[BEGIN Collected data]
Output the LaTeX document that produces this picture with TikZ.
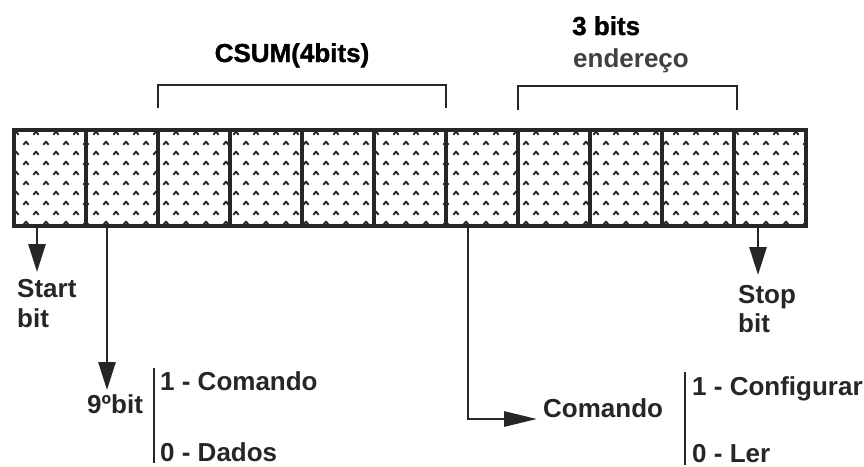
\documentclass[tikz,border=0pt]{standalone}
\usepackage{fontspec}
\setmainfont{Liberation Sans}
\newfontfamily\heavyfont{Liberation Sans Bold}[FakeBold=1.2]
\usetikzlibrary{arrows.meta}
\definecolor{ink}{HTML}{262626}
\definecolor{soft}{HTML}{404040}
\begin{document}
\begin{tikzpicture}[x=1pt,y=-1pt,
  cell/.style={draw=ink,line width=3.2pt,minimum width=72pt,minimum height=96pt,inner sep=0pt,outer sep=0pt},
  lbl/.style={anchor=base west,inner sep=0pt,text=ink,font=\fontsize{26}{30}\selectfont\bfseries},
  ttl/.style={anchor=base west,inner sep=0pt,text=black,font=\fontsize{26}{30}\selectfont\heavyfont},
  brk/.style={draw=ink,line width=2.2pt},
  arr/.style={draw=ink,line width=2.8pt,-{Triangle[width=17pt,length=28pt]}},
  bar/.style={draw=ink,line width=2.8pt},
  mk/.style={draw=ink,line width=1.9pt,line join=round}]
\useasboundingbox (0,0) rectangle (864,466);
\fill[white] (0,0) rectangle (864,466);
% dotted texture
\begin{scope}
\clip (14,130) rectangle (806,226);
\foreach \r in {0,...,9}{
  \pgfmathsetmacro\yy{133+10*\r}
  \pgfmathsetmacro\off{mod(\r,2)==0 ? 2 : 12}
  \foreach \c in {0,...,39}{
    \draw[mk] ({14+\off+20*\c-2.6},{\yy+1.8}) -- ({14+\off+20*\c},{\yy-1.4}) -- ({14+\off+20*\c+2.6},{\yy+1.8});
  }
}
\end{scope}
% cells
\foreach \i in {1,...,11}{
  \node[cell] (c\i) at ({14+72*(\i-1)+36},178) {};
}
% brackets
\coordinate (csl) at (158,108);
\coordinate (csr) at (446,108);
\draw[brk] (csl) -- (158,85) -- (446,85) -- (csr);
\coordinate (adl) at (518,110);
\coordinate (adr) at (737,110);
\draw[brk] (adl) -- (518,86) -- (737,86) -- (adr);
% titles
\node[ttl,anchor=base] (csum) at (292,62) {CSUM(4bits)};
\node[ttl] (bits3) at (572,35) {3 bits};
\node[lbl,text=soft] (ender) at (573,67) {endereço};
% start bit
\node[lbl] (start) at (17,297) {Start};
\node[lbl] (startb) at (17,327) {bit};
\draw[arr] (c1.south -| 37,0) -- (37,272);
% stop bit
\node[lbl] (stop) at (738,303) {Stop};
\node[lbl] (stopb) at (738,332) {bit};
\draw[arr] (c11.south -| 758,0) -- (758,275);
% 9th bit
\node[lbl] (nono) at (87,413) {9ºbit};
\draw[arr] (c2.south -| 107,0) -- (107,390);
\draw[bar] (154,368) -- (154,463);
\node[lbl] (cmd1) at (160,390) {1 - Comando};
\node[lbl] (dad0) at (160,461) {0 - Dados};
% comando
\node[lbl] (cmd) at (543,417) {Comando};
\draw[arr,-{Triangle[width=15pt,length=33pt]}] (c7.south -| 468,0) -- (468,419) -- (537,419);
\draw[bar] (685,372) -- (685,465);
\node[lbl] (conf) at (692,395) {1 - Configurar};
\node[lbl] (ler) at (692,462) {0 - Ler};
\end{tikzpicture}
\end{document}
[END Collected data]
**Prompt:** Word for word, quote the lines above. Omit the pictures.

**Exercise result:**
Output the LaTeX document that produces this picture with TikZ.
\documentclass[tikz,border=0pt]{standalone}
\usepackage{fontspec}
\setmainfont{Liberation Sans}
\newfontfamily\heavyfont{Liberation Sans Bold}[FakeBold=1.2]
\usetikzlibrary{arrows.meta}
\definecolor{ink}{HTML}{262626}
\definecolor{soft}{HTML}{404040}
\begin{document}
\begin{tikzpicture}[x=1pt,y=-1pt,
  cell/.style={draw=ink,line width=3.2pt,minimum width=72pt,minimum height=96pt,inner sep=0pt,outer sep=0pt},
  lbl/.style={anchor=base west,inner sep=0pt,text=ink,font=\fontsize{26}{30}\selectfont\bfseries},
  ttl/.style={anchor=base west,inner sep=0pt,text=black,font=\fontsize{26}{30}\selectfont\heavyfont},
  brk/.style={draw=ink,line width=2.2pt},
  arr/.style={draw=ink,line width=2.8pt,-{Triangle[width=17pt,length=28pt]}},
  bar/.style={draw=ink,line width=2.8pt},
  mk/.style={draw=ink,line width=1.9pt,line join=round}]
\useasboundingbox (0,0) rectangle (864,466);
\fill[white] (0,0) rectangle (864,466);
% dotted texture
\begin{scope}
\clip (14,130) rectangle (806,226);
\foreach \r in {0,...,9}{
  \pgfmathsetmacro\yy{133+10*\r}
  \pgfmathsetmacro\off{mod(\r,2)==0 ? 2 : 12}
  \foreach \c in {0,...,39}{
    \draw[mk] ({14+\off+20*\c-2.6},{\yy+1.8}) -- ({14+\off+20*\c},{\yy-1.4}) -- ({14+\off+20*\c+2.6},{\yy+1.8});
  }
}
\end{scope}
% cells
\foreach \i in {1,...,11}{
  \node[cell] (c\i) at ({14+72*(\i-1)+36},178) {};
}
% brackets
\coordinate (csl) at (158,108);
\coordinate (csr) at (446,108);
\draw[brk] (csl) -- (158,85) -- (446,85) -- (csr);
\coordinate (adl) at (518,110);
\coordinate (adr) at (737,110);
\draw[brk] (adl) -- (518,86) -- (737,86) -- (adr);
% titles
\node[ttl,anchor=base] (csum) at (292,62) {CSUM(4bits)};
\node[ttl] (bits3) at (572,35) {3 bits};
\node[lbl,text=soft] (ender) at (573,67) {endereço};
% start bit
\node[lbl] (start) at (17,297) {Start};
\node[lbl] (startb) at (17,327) {bit};
\draw[arr] (c1.south -| 37,0) -- (37,272);
% stop bit
\node[lbl] (stop) at (738,303) {Stop};
\node[lbl] (stopb) at (738,332) {bit};
\draw[arr] (c11.south -| 758,0) -- (758,275);
% 9th bit
\node[lbl] (nono) at (87,413) {9ºbit};
\draw[arr] (c2.south -| 107,0) -- (107,390);
\draw[bar] (154,368) -- (154,463);
\node[lbl] (cmd1) at (160,390) {1 - Comando};
\node[lbl] (dad0) at (160,461) {0 - Dados};
% comando
\node[lbl] (cmd) at (543,417) {Comando};
\draw[arr,-{Triangle[width=15pt,length=33pt]}] (c7.south -| 468,0) -- (468,419) -- (537,419);
\draw[bar] (685,372) -- (685,465);
\node[lbl] (conf) at (692,395) {1 - Configurar};
\node[lbl] (ler) at (692,462) {0 - Ler};
\end{tikzpicture}
\end{document}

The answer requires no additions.